-- Task --
In the data below, locate the line containing "Clone this chart in D3.js." and the line containing "const y = d3.scaleLinear().domain([-20, -5]).range([y1, y0]);", then retype both and everything between them exactly. Pictures are not part of the copy.

-- Source data --

========================================================================

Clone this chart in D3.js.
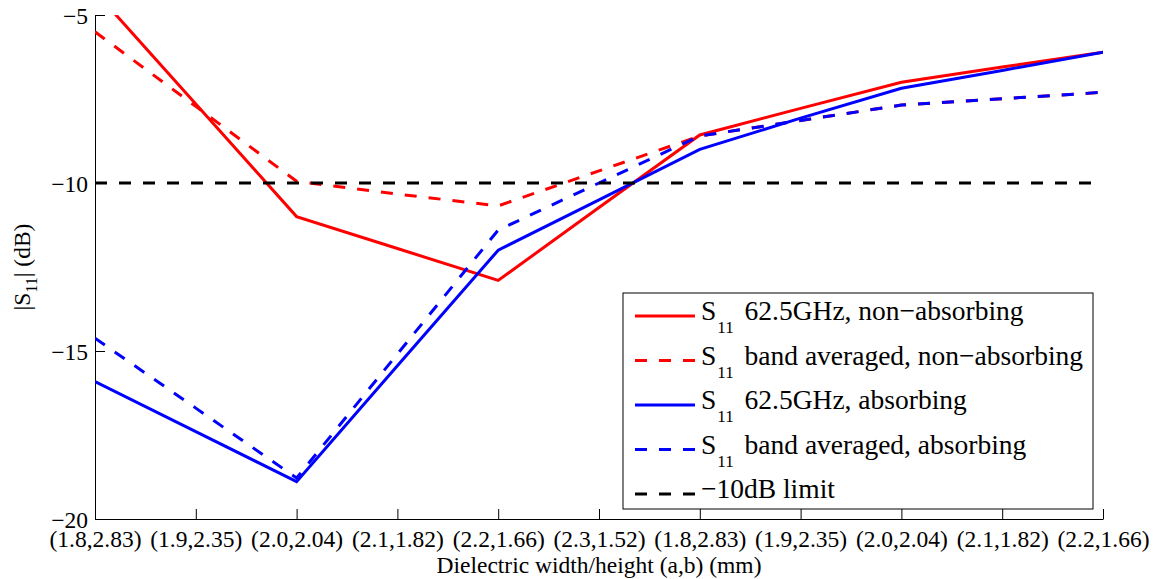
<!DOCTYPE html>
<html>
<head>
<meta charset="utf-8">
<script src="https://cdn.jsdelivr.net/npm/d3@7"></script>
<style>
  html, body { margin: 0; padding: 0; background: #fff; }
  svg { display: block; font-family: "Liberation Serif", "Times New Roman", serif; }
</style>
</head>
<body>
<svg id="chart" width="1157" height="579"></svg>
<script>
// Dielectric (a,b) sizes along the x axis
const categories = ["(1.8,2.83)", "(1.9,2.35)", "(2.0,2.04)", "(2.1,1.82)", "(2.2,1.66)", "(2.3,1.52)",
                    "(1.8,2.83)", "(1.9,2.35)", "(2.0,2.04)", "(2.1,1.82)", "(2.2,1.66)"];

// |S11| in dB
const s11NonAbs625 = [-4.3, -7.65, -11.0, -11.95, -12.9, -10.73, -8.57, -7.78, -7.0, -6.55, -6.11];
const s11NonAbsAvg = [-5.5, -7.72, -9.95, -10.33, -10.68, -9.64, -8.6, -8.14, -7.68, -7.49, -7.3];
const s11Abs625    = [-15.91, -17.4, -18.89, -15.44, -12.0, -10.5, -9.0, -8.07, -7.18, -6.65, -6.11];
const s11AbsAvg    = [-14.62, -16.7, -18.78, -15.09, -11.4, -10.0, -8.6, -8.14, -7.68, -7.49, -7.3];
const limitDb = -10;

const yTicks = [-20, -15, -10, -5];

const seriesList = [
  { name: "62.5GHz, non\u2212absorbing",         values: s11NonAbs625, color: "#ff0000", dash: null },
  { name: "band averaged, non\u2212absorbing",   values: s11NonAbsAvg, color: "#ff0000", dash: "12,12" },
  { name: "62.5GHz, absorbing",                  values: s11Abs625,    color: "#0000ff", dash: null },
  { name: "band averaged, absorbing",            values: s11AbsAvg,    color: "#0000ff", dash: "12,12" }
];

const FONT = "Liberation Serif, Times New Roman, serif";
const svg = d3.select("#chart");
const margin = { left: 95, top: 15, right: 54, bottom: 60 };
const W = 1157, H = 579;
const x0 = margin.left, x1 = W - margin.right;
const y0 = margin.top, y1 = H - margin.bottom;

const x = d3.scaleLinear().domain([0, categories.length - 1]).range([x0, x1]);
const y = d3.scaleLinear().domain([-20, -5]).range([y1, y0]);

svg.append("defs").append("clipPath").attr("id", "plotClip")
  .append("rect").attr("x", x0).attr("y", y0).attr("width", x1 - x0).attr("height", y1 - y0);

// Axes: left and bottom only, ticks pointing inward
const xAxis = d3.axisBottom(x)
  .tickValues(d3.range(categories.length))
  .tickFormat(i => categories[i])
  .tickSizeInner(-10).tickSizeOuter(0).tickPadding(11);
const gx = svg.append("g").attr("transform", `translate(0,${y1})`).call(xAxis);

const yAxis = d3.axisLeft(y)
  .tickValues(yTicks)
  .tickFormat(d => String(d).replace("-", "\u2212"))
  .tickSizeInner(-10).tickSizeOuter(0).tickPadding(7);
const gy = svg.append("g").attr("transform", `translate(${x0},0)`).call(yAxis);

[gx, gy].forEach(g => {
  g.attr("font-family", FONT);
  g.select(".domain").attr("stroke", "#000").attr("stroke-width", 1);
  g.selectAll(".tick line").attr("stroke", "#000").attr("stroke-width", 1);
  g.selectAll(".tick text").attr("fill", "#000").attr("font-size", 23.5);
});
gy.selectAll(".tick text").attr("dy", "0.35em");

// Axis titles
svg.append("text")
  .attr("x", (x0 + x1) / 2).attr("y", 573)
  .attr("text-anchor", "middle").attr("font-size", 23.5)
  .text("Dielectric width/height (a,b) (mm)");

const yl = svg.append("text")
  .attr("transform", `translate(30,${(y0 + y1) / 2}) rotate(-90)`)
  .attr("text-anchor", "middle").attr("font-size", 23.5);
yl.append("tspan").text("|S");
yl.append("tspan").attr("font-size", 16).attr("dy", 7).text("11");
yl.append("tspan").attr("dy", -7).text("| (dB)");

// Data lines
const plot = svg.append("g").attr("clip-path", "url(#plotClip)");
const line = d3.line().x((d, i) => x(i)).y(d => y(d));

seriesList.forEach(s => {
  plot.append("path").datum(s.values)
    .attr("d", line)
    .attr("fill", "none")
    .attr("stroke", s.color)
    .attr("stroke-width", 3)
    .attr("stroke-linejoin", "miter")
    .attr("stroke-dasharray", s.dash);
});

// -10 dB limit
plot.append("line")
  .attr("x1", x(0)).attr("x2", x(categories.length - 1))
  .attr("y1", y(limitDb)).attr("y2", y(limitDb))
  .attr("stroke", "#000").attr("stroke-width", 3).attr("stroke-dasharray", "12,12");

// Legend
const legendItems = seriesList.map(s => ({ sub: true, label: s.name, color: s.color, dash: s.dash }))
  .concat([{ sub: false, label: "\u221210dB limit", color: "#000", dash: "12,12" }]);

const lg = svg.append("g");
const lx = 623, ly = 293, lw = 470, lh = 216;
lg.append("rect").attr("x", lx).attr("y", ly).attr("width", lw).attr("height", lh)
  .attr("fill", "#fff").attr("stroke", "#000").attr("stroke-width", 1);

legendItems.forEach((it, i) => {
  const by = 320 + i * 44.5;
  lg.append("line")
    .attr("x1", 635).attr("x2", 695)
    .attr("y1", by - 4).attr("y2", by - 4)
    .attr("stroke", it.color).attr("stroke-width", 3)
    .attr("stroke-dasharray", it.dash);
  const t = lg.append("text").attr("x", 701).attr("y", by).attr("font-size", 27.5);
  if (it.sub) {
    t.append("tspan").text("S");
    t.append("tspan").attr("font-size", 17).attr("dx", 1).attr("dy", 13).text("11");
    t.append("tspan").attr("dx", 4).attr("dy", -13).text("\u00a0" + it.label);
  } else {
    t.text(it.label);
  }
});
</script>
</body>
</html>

========================================================================

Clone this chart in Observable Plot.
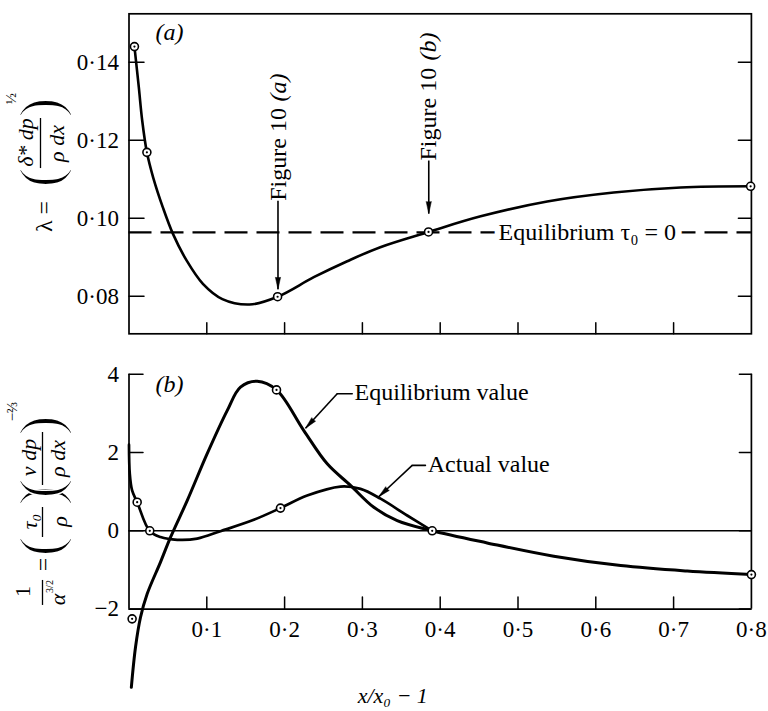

========================================================================

-- The response --
Clone this chart in D3.js.
<!DOCTYPE html>
<html>
<head>
<meta charset="utf-8">
<script src="https://cdn.jsdelivr.net/npm/d3@7"></script>
<style>
  html, body { margin: 0; padding: 0; background: #fff; }
  svg { display: block; font-family: "Liberation Serif", "Times New Roman", serif; }
</style>
</head>
<body>
<svg id="chart" width="1157" height="579"></svg>
<script>
// Dielectric (a,b) sizes along the x axis
const categories = ["(1.8,2.83)", "(1.9,2.35)", "(2.0,2.04)", "(2.1,1.82)", "(2.2,1.66)", "(2.3,1.52)",
                    "(1.8,2.83)", "(1.9,2.35)", "(2.0,2.04)", "(2.1,1.82)", "(2.2,1.66)"];

// |S11| in dB
const s11NonAbs625 = [-4.3, -7.65, -11.0, -11.95, -12.9, -10.73, -8.57, -7.78, -7.0, -6.55, -6.11];
const s11NonAbsAvg = [-5.5, -7.72, -9.95, -10.33, -10.68, -9.64, -8.6, -8.14, -7.68, -7.49, -7.3];
const s11Abs625    = [-15.91, -17.4, -18.89, -15.44, -12.0, -10.5, -9.0, -8.07, -7.18, -6.65, -6.11];
const s11AbsAvg    = [-14.62, -16.7, -18.78, -15.09, -11.4, -10.0, -8.6, -8.14, -7.68, -7.49, -7.3];
const limitDb = -10;

const yTicks = [-20, -15, -10, -5];

const seriesList = [
  { name: "62.5GHz, non\u2212absorbing",         values: s11NonAbs625, color: "#ff0000", dash: null },
  { name: "band averaged, non\u2212absorbing",   values: s11NonAbsAvg, color: "#ff0000", dash: "12,12" },
  { name: "62.5GHz, absorbing",                  values: s11Abs625,    color: "#0000ff", dash: null },
  { name: "band averaged, absorbing",            values: s11AbsAvg,    color: "#0000ff", dash: "12,12" }
];

const FONT = "Liberation Serif, Times New Roman, serif";
const svg = d3.select("#chart");
const margin = { left: 95, top: 15, right: 54, bottom: 60 };
const W = 1157, H = 579;
const x0 = margin.left, x1 = W - margin.right;
const y0 = margin.top, y1 = H - margin.bottom;

const x = d3.scaleLinear().domain([0, categories.length - 1]).range([x0, x1]);
const y = d3.scaleLinear().domain([-20, -5]).range([y1, y0]);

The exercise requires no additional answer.